Ainsi neutralisée, l’extrême droite indépendantiste se console facilement en ciblant sa meilleure ennemie: « Soit la N-VA devait mettre en oeuvre avec nous son programme flamingant et embarrasser ses partenaires de coalition, soit elle devait les suivre et plonger dans l’embarras son propre programme et ses ambitions verbales proflamandes. » Le dilemme a été tranché, va pour une pâle resucée du coup d’éclat provoqué vingt-deux ans plus tôt. Bart Maddens n’en attend guère plus qu’ « un rapport technique dépourvu de la charge politique que contenaient les cinq résolutions adoptées en 1999 ». D’ici là, le groupe de travail cherchera aussi à exister à côté de la consultation citoyenne médiatisée sur le futur institutionnel du pays que se prépare à orchestrer le niveau fédéral où gouvernent, côté flamand, l’Open VLD, le CD&V, le SP.A et Groen. Face à la caméra de la chaîne télé du parlement flamand, Liesbeth Homans a fait la moue: « Une plateforme de dialogue, c’est chouette mais personnellement je n’y crois pas. » Rien ne vaudrait l’efficacité d’un travail parlementaire de fond.

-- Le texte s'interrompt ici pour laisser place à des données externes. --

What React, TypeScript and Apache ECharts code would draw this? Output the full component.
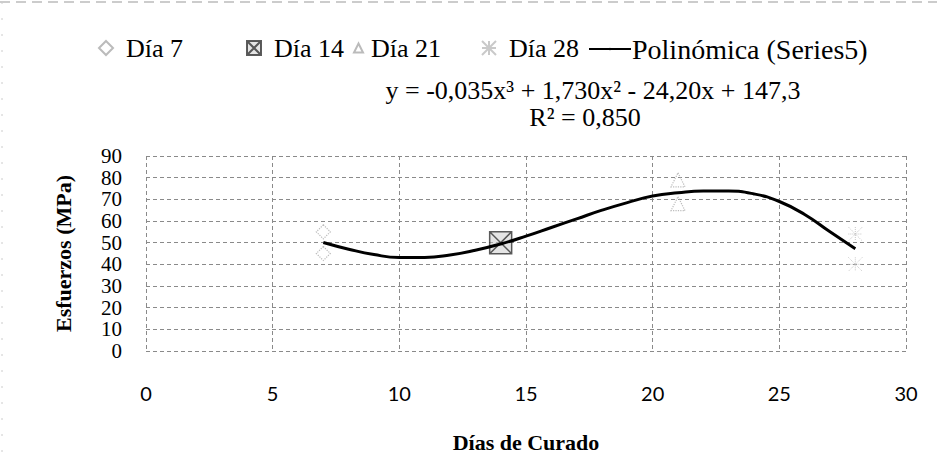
import React, { useEffect, useRef } from "react";
import * as echarts from "echarts";

// ---- data ----
const dia7X = [7, 7];
const dia7Y = [55, 45];
const dia14X = [14];
const dia14Y = [50];
const dia21X = [21, 21];
const dia21Y = [79, 68];
const dia28X = [28, 28];
const dia28Y = [54, 40];

// trend line (polynomial)
const trendX = [7, 8, 9, 10, 11, 12, 13, 14, 15, 16, 17, 18, 19, 20, 21, 22, 23, 24, 25, 26, 27, 28];
const trendY = [50.1, 47, 44.5, 43.2, 43.2, 44.3, 46.5, 49.4, 53, 57, 61, 65, 68.5, 71.5, 73, 73.8, 73.8, 72.5, 69, 63, 55, 47.2];

const seriesNames = ["Día 7", "Día 14", "Día 21", "Día 28", "Polinómica (Series5)"];
const equationText = "y = -0,035x³ + 1,730x² - 24,20x + 147,3";
const r2Text = "R² = 0,850";
const xAxisTitle = "Días de Curado";
const yAxisTitle = "Esfuerzos (MPa)";

const SERIF = "'Liberation Serif', 'Times New Roman', serif";
const SANS = "Lato, 'Open Sans', sans-serif";

const zip = (xs: number[], ys: number[]) => xs.map((x, i) => [x, ys[i]]);

const squareX = "path://M0,0 L10,0 L10,10 L0,10 Z M0,0 L10,10 M10,0 L0,10";
const starX = "path://M0,0 L10,10 M10,0 L0,10 M5,0 L5,10 M0,5 L10,5";

export default function App() {
  const ref = useRef<HTMLDivElement>(null);
  useEffect(() => {
    if (!ref.current) return;
    const chart = echarts.init(ref.current, undefined, { renderer: "svg" });
    const legendBase = {
      top: 30,
      itemWidth: 14,
      itemHeight: 14,
      textStyle: { fontFamily: SERIF, fontSize: 26, color: "#000", padding: [0, 0, 0, 8] },
      selectedMode: false,
    };
    const faint = { color: "rgba(255,255,255,0)", borderColor: "#aaa", borderWidth: 1.2, borderType: "dotted" };
    chart.setOption({
      animation: false,
      backgroundColor: "#fff",
      legend: [
        { ...legendBase, left: 93, data: [seriesNames[0]] },
        { ...legendBase, left: 241, data: [seriesNames[1]] },
        {
          ...legendBase,
          left: 348,
          itemWidth: 9,
          itemHeight: 9,
          textStyle: { ...legendBase.textStyle, padding: [0, 0, 0, 3] },
          data: [seriesNames[2]],
        },
        { ...legendBase, left: 476, data: [seriesNames[3]] },
        {
          ...legendBase,
          left: 583,
          itemWidth: 42,
          itemHeight: 3,
          textStyle: { ...legendBase.textStyle, fontSize: 28, padding: [0, 0, 0, -4] },
          data: [seriesNames[4]],
        },
      ],
      grid: { left: 146, right: 31, top: 156, bottom: 114 },
      xAxis: {
        type: "value",
        min: 0,
        max: 30,
        interval: 5,
        name: xAxisTitle,
        nameLocation: "middle",
        nameGap: 80,
        nameTextStyle: { fontFamily: SERIF, fontSize: 22, fontWeight: "bold", color: "#000" },
        axisLine: { show: false },
        axisTick: { show: false },
        axisLabel: { fontFamily: SANS, fontSize: 20, color: "#000", margin: 32 },
        splitLine: { show: true, lineStyle: { color: "#8a8a8a", width: 1, type: [4, 3] } },
      },
      yAxis: {
        type: "value",
        min: 0,
        max: 90,
        interval: 10,
        name: yAxisTitle,
        nameLocation: "middle",
        nameGap: 72,
        nameRotate: 90,
        nameTextStyle: { fontFamily: SERIF, fontSize: 22, fontWeight: "bold", color: "#000" },
        axisLine: { show: false },
        axisTick: { show: false },
        axisLabel: {
          fontFamily: SERIF,
          fontSize: 21,
          color: "#000",
          margin: 24,
          lineHeight: 20,
          padding: 0,
          showMinLabel: true,
          showMaxLabel: true,
          hideOverlap: false,
        },
        splitLine: { show: true, lineStyle: { color: "#8a8a8a", width: 1, type: [4, 3] } },
      },
      series: [
        {
          name: seriesNames[0],
          type: "scatter",
          symbol: "diamond",
          symbolSize: 14,
          itemStyle: faint,
          data: zip(dia7X, dia7Y),
          z: 3,
        },
        {
          name: seriesNames[1],
          type: "scatter",
          symbol: squareX,
          symbolSize: 22,
          itemStyle: { color: "rgba(200,200,200,0.6)", borderColor: "#333", borderWidth: 1.5 },
          data: zip(dia14X, dia14Y),
          z: 3,
        },
        {
          name: seriesNames[2],
          type: "scatter",
          symbol: "triangle",
          symbolSize: 14,
          itemStyle: faint,
          data: zip(dia21X, dia21Y),
          z: 3,
        },
        {
          name: seriesNames[3],
          type: "scatter",
          symbol: starX,
          symbolSize: 14,
          itemStyle: { color: "rgba(255,255,255,0)", borderColor: "#bbb", borderWidth: 1, borderType: "dotted" },
          data: zip(dia28X, dia28Y),
          z: 3,
        },
        {
          name: seriesNames[4],
          type: "line",
          smooth: true,
          symbol: "none",
          lineStyle: { color: "#000", width: 3 },
          itemStyle: { color: "#000" },
          data: zip(trendX, trendY),
          z: 4,
        },
      ],
      graphic: [
        {
          type: "text",
          x: 593,
          y: 90,
          style: { text: equationText, fontFamily: SERIF, fontSize: 26, fill: "#000", align: "center", verticalAlign: "middle" },
        },
        {
          type: "text",
          x: 585,
          y: 117,
          style: { text: r2Text, fontFamily: SERIF, fontSize: 26, fill: "#000", align: "center", verticalAlign: "middle" },
        },
        {
          type: "line",
          shape: { x1: 0, y1: 2, x2: 937, y2: 2 },
          style: { stroke: "#999", lineWidth: 1, lineDash: [10, 6] },
        },
        {
          type: "line",
          shape: { x1: 2, y1: 2, x2: 2, y2: 465 },
          style: { stroke: "#ccc", lineWidth: 1, lineDash: [2, 14] },
        },
      ],
    });
    return () => chart.dispose();
  }, []);
  return <div ref={ref} style={{ width: 937, height: 465, position: "absolute", left: 0, top: 0 }} />;
}
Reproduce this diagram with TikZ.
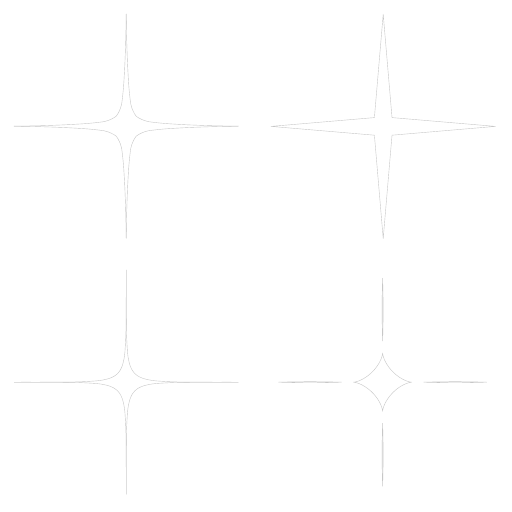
\documentclass[tikz,border=0pt]{standalone}
\begin{document}
\begin{tikzpicture}[x=0.5pt,y=-0.5pt]
\tikzset{
  starline/.style={line width=0.2pt, draw=black!22, line join=round},
}
\useasboundingbox (0,0) rectangle (512,512);
\fill[white] (0,0) rectangle (512,512);

% top-left: pinched star (hyperbola-like arms)
\foreach \sx/\sy in {1/1,1/-1,-1/1,-1/-1}{
  \begin{scope}[shift={(126.2,126.2)}, xscale=\sx, yscale=\sy]
    \draw[starline] plot[smooth, tension=0.45] coordinates {
      (112.2,0) (89,0.4) (63,1.3) (39,2.7) (22,4.6) (15,7) (10,10)
      (7,15) (4.6,22) (2.7,39) (1.3,63) (0.4,89) (0,112.2)};
  \end{scope}
}

% top-right: straight four-pointed star
\begin{scope}[shift={(383.2,126.4)}]
  \draw[starline] (0,-112.2) -- (8.8,-8.8) -- (112.2,0) -- (8.8,8.8)
    -- (0,112.2) -- (-8.8,8.8) -- (-112.2,0) -- (-8.8,-8.8) -- cycle;
\end{scope}

% bottom-left: superellipse star
\foreach \sx/\sy in {1/1,1/-1,-1/1,-1/-1}{
  \begin{scope}[shift={(126.2,382.2)}, xscale=\sx, yscale=\sy]
    \draw[starline] plot[smooth, tension=0.45] coordinates {
      (112.2,0) (76,0.022) (49.1,0.29) (30,1.3) (22.8,2.31) (16.9,3.78)
      (12.29,5.85) (8.63,8.63) (5.85,12.29) (3.78,16.9) (2.31,22.8)
      (1.3,30) (0.29,49.1) (0.022,76) (0,112.2)};
  \end{scope}
}

% bottom-right: small astroid with four detached thin arms
\begin{scope}[shift={(382.6,382.2)}]
  \draw[starline] plot[domain=0:360, samples=240, smooth]
    ({29.2*cos(\x)*cos(\x)*cos(\x)}, {29.2*sin(\x)*sin(\x)*sin(\x)}) -- cycle;
  \foreach \a in {0,90,180,270}{
    \draw[starline, rotate=\a] (41,0) .. controls (62,0.7) and (83,0.7) .. (104,0)
      .. controls (83,-0.7) and (62,-0.7) .. (41,0);
  }
\end{scope}
\end{tikzpicture}
\end{document}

A ce stade, les francophones peuvent respirer, le lion sort gentiment les griffes. Attention tout de même à ne pas effaroucher la bête par quelque bravade. Le fauve peut avoir de ces réactions imprévisibles.
(1) Les Résolutions du parlement flamand pour une réforme de l’Etat, par Giuseppe Pagano, CH du Crisp 1670-1671, 2000.